§ Exercise
From the listing below, extract every line containing "matplotlib".

§ Data shown
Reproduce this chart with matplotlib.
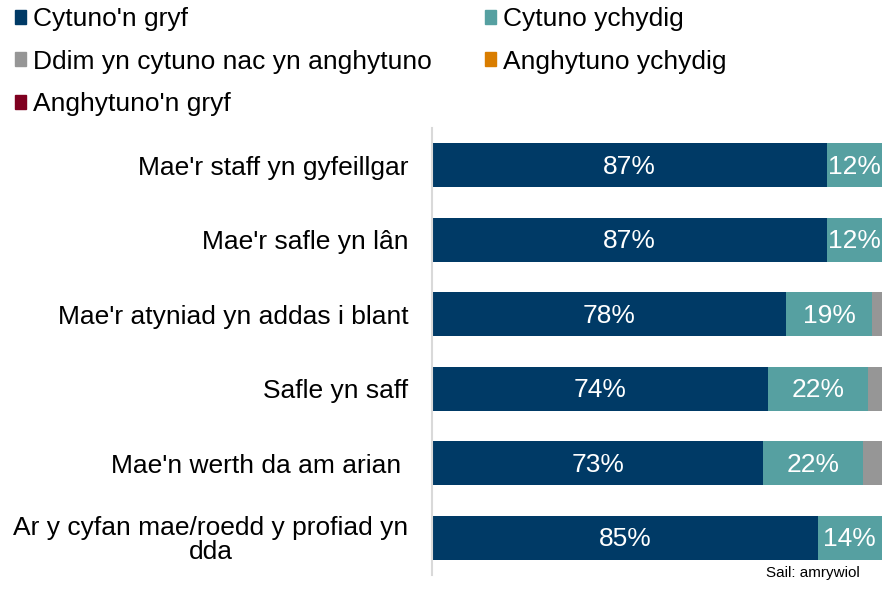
import numpy as np
import matplotlib.pyplot as plt
from matplotlib.patches import Patch

plt.rcParams['font.family'] = ['Liberation Sans', 'DejaVu Sans']

# data (top to bottom)
categories = ["Mae'r staff yn gyfeillgar",
              "Mae'r safle yn lân",
              "Mae'r atyniad yn addas i blant",
              "Safle yn saff",
              "Mae'n werth da am arian ",
              "Ar y cyfan mae/roedd y profiad yn\ndda"]
cytuno_gryf = [87, 87, 78, 74, 73, 85]
cytuno_ychydig = [12, 12, 19, 22, 22, 14]
ddim = [1, 1, 3, 4, 5, 1]
anghytuno_ychydig = [0, 0, 0, 0, 0, 0]
anghytuno_gryf = [0, 0, 0, 0, 0, 0]

series = [("Cytuno'n gryf", cytuno_gryf, '#003A66'),
          ("Cytuno ychydig", cytuno_ychydig, '#56A0A1'),
          ("Ddim yn cytuno nac yn anghytuno", ddim, '#969696'),
          ("Anghytuno ychydig", anghytuno_ychydig, '#D97D00'),
          ("Anghytuno'n gryf", anghytuno_gryf, '#7F0020')]

fig = plt.figure(figsize=(8.82, 5.91), dpi=100)
ax = fig.add_axes([432/882, 1-575/591, 450/882, 447/591])

y = np.arange(len(categories))
left = np.zeros(len(categories))
for i, (name, vals, col) in enumerate(series):
    vals = np.array(vals, dtype=float)
    ax.barh(y, vals, left=left, height=0.59, color=col, label=name)
    if i < 2:
        for yi, l, v in zip(y, left, vals):
            ax.text(l + v/2, yi + 0.02, f"{int(v)}%", ha='center', va='center',
                    color='white', fontsize=19)
    left += vals

ax.set_xlim(0, 99.1)
ax.set_ylim(len(categories) - 0.5, -0.5)
ax.set_yticks(y)
ax.set_yticklabels(categories, fontsize=19, multialignment='center', linespacing=1.0)
ax.tick_params(axis='y', length=0, pad=17)
ax.set_xticks([])
for s in ['top', 'right', 'bottom']:
    ax.spines[s].set_visible(False)
ax.spines['left'].set_color('#D9D9D9')
ax.spines['left'].set_linewidth(1.5)

# legend: column-first order
cols = {name: col for name, _, col in series}
order = ["Cytuno'n gryf", "Ddim yn cytuno nac yn anghytuno", "Anghytuno'n gryf",
         "Cytuno ychydig", "Anghytuno ychydig"]
handles = [Patch(color=cols[n]) for n in order]
fig.legend(handles, order, loc='upper left', bbox_to_anchor=(-0.0045, 1.019), ncol=2,
           frameon=False, fontsize=19, handlelength=0.43, handleheight=0.43,
           handletextpad=0.27, labelspacing=0.70, columnspacing=2.0,
           borderpad=0.2)

fig.text(0.975, 0.018, "Sail: amrywiol", ha='right', va='bottom', fontsize=11)

fig.savefig('out.png', dpi=100)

§ Answer to this exercise
Reproduce this chart with matplotlib.
import matplotlib.pyplot as plt
from matplotlib.patches import Patch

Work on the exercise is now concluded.